Experimental reproducibility in high-throughput multi-omic analysis systems
Item statusRestricted Access
Embargo end date06/07/2020
Godwin, Duncan Richard Iain
The reproducibility of scientific studies is an important issue facing modern biology. A large number of studies published today cannot be reproduced, and the situation has been described as a reproducibility crisis. It has been shown that the inclusion of computational analysis within a study, adds a further level of complexity in reproducing the findings in that study. Even the reproduction of only the computational component of a study is fraught with difficulty. When provided with the source data, a list of the tools used and a protocol, it can still be difficult to produce the same results. One reason for this is that variation between different tools, versions, configurations, dependencies, operating systems and hardware, all contribute towards variation in the results. The work presented here addresses the problem of reproducibility through the design and implementation of a novel reproducible analysis system, Cumulus. The Cumulus system combines technologies such as virtualisation and high-throughput workflow systems, to automate the process of fully recording an analysis environment. Recording of an analysis environment allows it to be shared and reliably reproduced by other researchers.

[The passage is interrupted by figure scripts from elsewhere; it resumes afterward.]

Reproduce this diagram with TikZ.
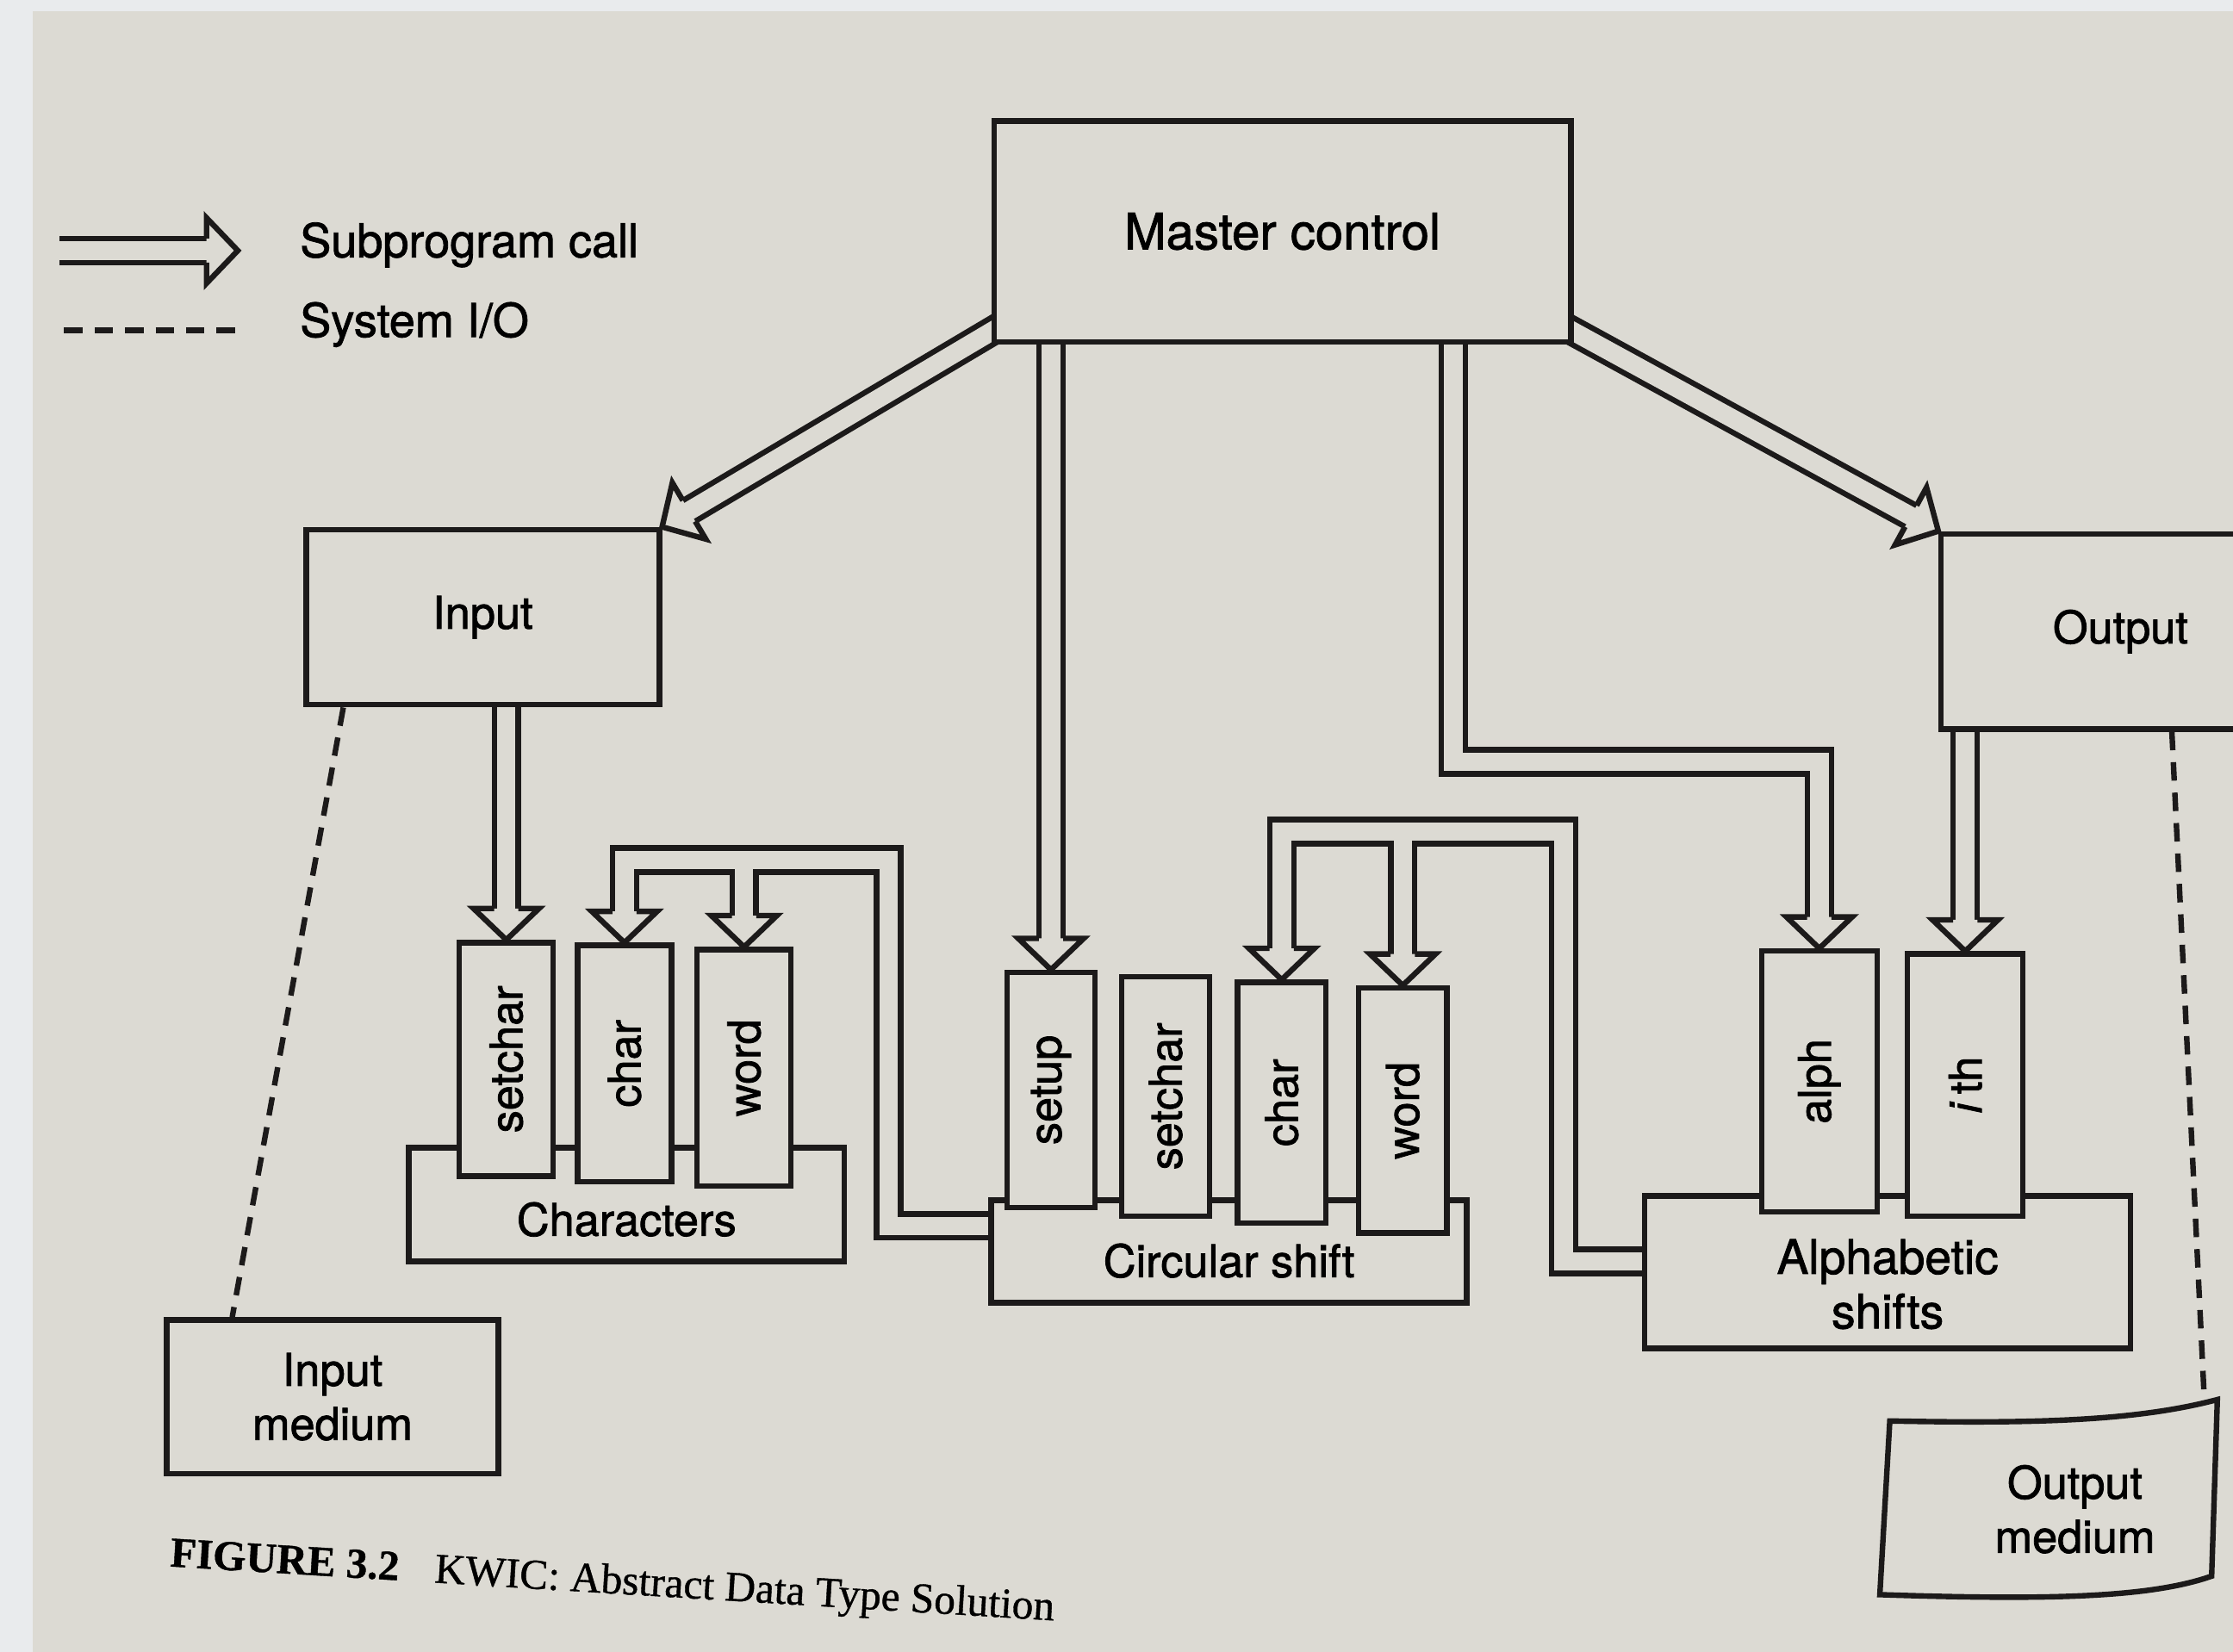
\documentclass[tikz,border=0pt]{standalone}
\usepackage{fontspec}
\usepackage{graphicx}
\setmainfont{TeX Gyre Heros}[FakeBold=1.5]
\newfontfamily\serifcap{Liberation Serif}[FakeBold=0.8]
\usetikzlibrary{calc}
\definecolor{paper}{RGB}{220,218,211}
\definecolor{rim}{RGB}{233,235,237}
\definecolor{ink}{RGB}{28,26,26}
\newcommand\boxfont{\fontsize{9}{10.8}\selectfont}
\newcommand\mcfont{\fontsize{10}{12}\selectfont}
\newcommand\legfont{\fontsize{9.3}{11}\selectfont}
\newcommand\capfont{\serifcap\fontsize{8.5}{10}\selectfont}
\newcommand\headlen{2.2mm}
\newcommand\headw{2.3mm}
\newcommand\pipeoff{0.85mm}
% hollow head of a subprogram call: tip #1, seen from #2
\newcommand\callhead[2]{%
  \path (#1) coordinate (ht) ($(#1)!\headlen!(#2)$) coordinate (hb);
  \filldraw[head] ($(hb)!\pipeoff!90:(ht)$) -- ($(hb)!\headw!90:(ht)$) -- (ht)
    -- ($(hb)!\headw!-90:(ht)$) -- ($(hb)!\pipeoff!-90:(ht)$);}
\newcommand\downhead[1]{\callhead{#1}{[yshift=1cm]#1}}
\pgfdeclarelayer{sheet}
\pgfdeclarelayer{pipes}
\pgfsetlayers{sheet,pipes,main}
\tikzset{
  box/.style={draw=ink,fill=paper,line width=1.1pt,font=\boxfont,align=center,inner sep=0pt},
  base/.style={box,inner ysep=0pt},
  col/.style={box,minimum width=#1},
  pipe/.style={draw=paper,line width=3.7pt,line join=miter,
    preaction={draw=ink,line width=5.9pt}},
  head/.style={draw=ink,fill=paper,line width=1.1pt,line join=miter},
  sysio/.style={draw=ink,line width=1.1pt,dash pattern=on 1.3mm off 0.84mm},
  legend/.style={font=\legfont,inner sep=0pt,anchor=west},
}

\begin{document}
\begin{tikzpicture}[x=0.1mm,y=-0.1mm]
  \useasboundingbox (0,0) rectangle (1568,1160);
  \begin{pgfonlayer}{sheet}
    \fill[rim] (0,0) rectangle (1568,1160);
    \fill[paper] (23,8) rectangle (1568,1160);
  \end{pgfonlayer}
  \clip (0,0) rectangle (1568,1160);

  % legend
  \coordinate (lgs) at (42,176);
  \coordinate (lge) at (167,176);
  \node[legend] (lgcall) at (210,172) {Subprogram call};
  \coordinate (lds) at (45,232);
  \coordinate (lde) at (165,232);
  \node[legend] (lgio) at (210,228) {System I/O};
  \draw[sysio] (lds) -- (lde);

  % modules
  \node[box,minimum width=40.5mm,minimum height=15.5mm,font=\mcfont] (mc) at (900.5,162.5) {Master control};
  \node[box,minimum width=24.8mm,minimum height=12.3mm] (inp) at (339,433.5) {Input};
  \node[box,minimum width=25.2mm,minimum height=13.7mm] (outp) at (1489,443.5) {Output};

  \node[base,minimum width=30.6mm,text height=6.2mm,text depth=1.8mm] (chars) at (440,846) {Characters};
  \foreach \nm/\tx/\x/\y/\h in {chset/setchar/355.5/744/16.4,chchar/char/438.5/747/16.6,chword/word/522.5/750/16.6}
    \node[col=6.6mm,minimum height=\h mm] (\nm) at (\x,\y) {\rotatebox{90}{\tx}};

  \node[base,minimum width=33.4mm,text height=5.4mm,text depth=1.8mm] (cs) at (863,879) {Circular shift};
  \foreach \nm/\tx/\x/\y/\h in {cssetup/setup/738/765.5/16.5,csset/setchar/818.5/770/16.8,
      cschar/char/900/774.5/16.9,csword/word/985/780/17.2}
    \node[col=6.2mm,minimum height=\h mm] (\nm) at (\x,\y) {\rotatebox{90}{\tx}};

  \node[base,minimum width=34.1mm,text height=9.3mm,text depth=1.4mm,
    font=\fontsize{9.5}{10.9}\selectfont] (as) at (1325.5,893.5) {Alphabetic\\shifts};
  \foreach \nm/\tx/\x/\y/\h in {asalph/alph/1277.5/759.5/18.3,asith/{\textit{i}\,th}/1380/762/18.4}
    \node[col=8.1mm,minimum height=\h mm] (\nm) at (\x,\y) {\rotatebox{90}{\tx}};

  % media
  \node[box,minimum width=23.3mm,minimum height=10.8mm] (inmed) at (233.5,981) {Input\\medium};
  \draw[box] (1327,998) .. controls (1430,1000) and (1500,998) .. (1557,983) -- (1553,1107)
    .. controls (1510,1122) and (1440,1124) .. (1320,1120) -- cycle;
  \node[font=\boxfont,align=center,inner sep=0pt] (omed) at (1457,1060) {Output\\medium};
  \coordinate (omtop) at (1548,986);

  \draw[sysio] ([xshift=2.8mm]inp.south west) -- ([xshift=4.8mm]inmed.north west);
  \draw[sysio] ([xshift=16.4mm]outp.south west) -- (omtop);

  % subprogram calls
  \coordinate (csup) at (624,604);
  \coordinate (asup) at (1098,584);
  \begin{pgfonlayer}{pipes}
    \draw[pipe] (lgs) -- ($(lge)!1.2mm!(lgs)$);
    \draw[pipe] ($(inp.north east)!1.15!(mc.199)$) -- ($(inp.north east)!1.2mm!(mc.199)$);
    \draw[pipe] ($(outp.north west)!1.15!(mc.341)$) -- ($(outp.north west)!1.2mm!(mc.341)$);
    \draw[pipe] (cssetup.north |- mc.center) -- ([yshift=1.2mm]cssetup.north);
    \draw[pipe] ([xshift=12mm]mc.center) |- ([yshift=13.1mm]asalph.north) -- ([yshift=1.2mm]asalph.north);
    \draw[pipe] (asith.north |- outp.center) -- ([yshift=1.2mm]asith.north);
    \draw[pipe] (chset.north |- inp.center) -- ([yshift=1.2mm]chset.north);
    \draw[pipe] ([yshift=1.8mm]cs.center) -| (csup) -| ([yshift=1.2mm]chchar.north)
      (csup -| chword.north) -- ([yshift=1.2mm]chword.north);
    \draw[pipe] ([yshift=0.75mm]as.center) -| (asup) -| ([yshift=1.2mm]cschar.north)
      (asup -| csword.north) -- ([yshift=1.2mm]csword.north);
    \callhead{lge}{lgs}
    \callhead{inp.north east}{mc.199}
    \callhead{outp.north west}{mc.341}
    \foreach \nm in {cssetup,asalph,asith,chset,chchar,chword,cschar,csword}{
      \downhead{\nm.north}}
  \end{pgfonlayer}

  \node[font=\capfont,rotate=-3.5,inner sep=0pt] (cap) at (430,1112)
    {{\bfseries FIGURE 3.2}\hspace{2.5mm}KWIC: Abstract Data Type Solution};
\end{tikzpicture}
\end{document}
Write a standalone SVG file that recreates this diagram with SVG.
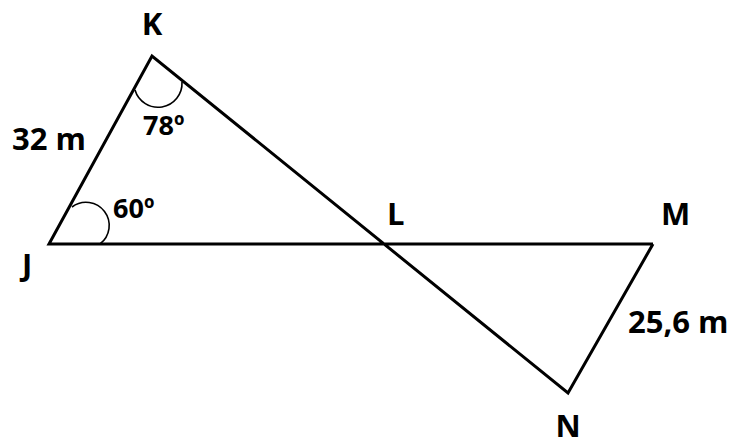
<svg xmlns="http://www.w3.org/2000/svg" width="746" height="445" viewBox="0 0 746 445">
<style>
.ln{fill:none;stroke:#000;stroke-width:3;stroke-linejoin:miter;stroke-linecap:butt}
.arc{fill:none;stroke:#000;stroke-width:1.6}
text{font-family:"Open Sans","Liberation Sans",sans-serif;font-weight:bold;font-size:31px;fill:#000}
.sm{font-size:27px}
</style>
<rect width="746" height="445" fill="#fff"/>
<g id="connectors">
<polyline class="ln" points="653,244 49,244 152,56 568,393 653,244"/>
</g>
<g id="angleJ"><path class="arc" d="M100 244 A22 22 0 1 0 72 207"/></g>
<g id="angleK"><path class="arc" d="M135 90 A24 24 0 0 0 182 82"/></g>
<g id="K"><text x="152" y="35" text-anchor="middle">K</text></g>
<g id="J"><text x="22" y="276">J</text></g>
<g id="L"><text x="387" y="225">L</text></g>
<g id="M"><text x="661" y="225">M</text></g>
<g id="N"><text x="568" y="437" text-anchor="middle">N</text></g>
<g id="labelJK"><text x="12" y="150">32 m</text></g>
<g id="labelMN"><text x="628" y="333">25,6 m</text></g>
<g id="ang78"><text class="sm" x="143" y="135">78º</text></g>
<g id="ang60"><text class="sm" x="113" y="218">60º</text></g>
</svg>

Automating this process enables reproduction of bioinformatic analysis by high-throughput analysis systems. The thesis then goes on to show how the Cumulus system was applied to reproduce and amend a published RNA-seq analysis and to create a novel proteomic analysis pipeline. This proteomic pipeline was then used in the analysis of a pilot study, to identify binding partners of the Nanog protein, dependant on a part of the protein previously shown to be required for the maintenance of pluripotency. This analysis resulted in the identification of a novel Nanog interactome. In addition to this, a further set of tools are presented, including the Stembio Visualisation Framework, a framework which enables the construction of interactive visualisations using the Cumulus system. The initial application of this framework has been accepted as part of a publication in the Journal of Experimental Medicine.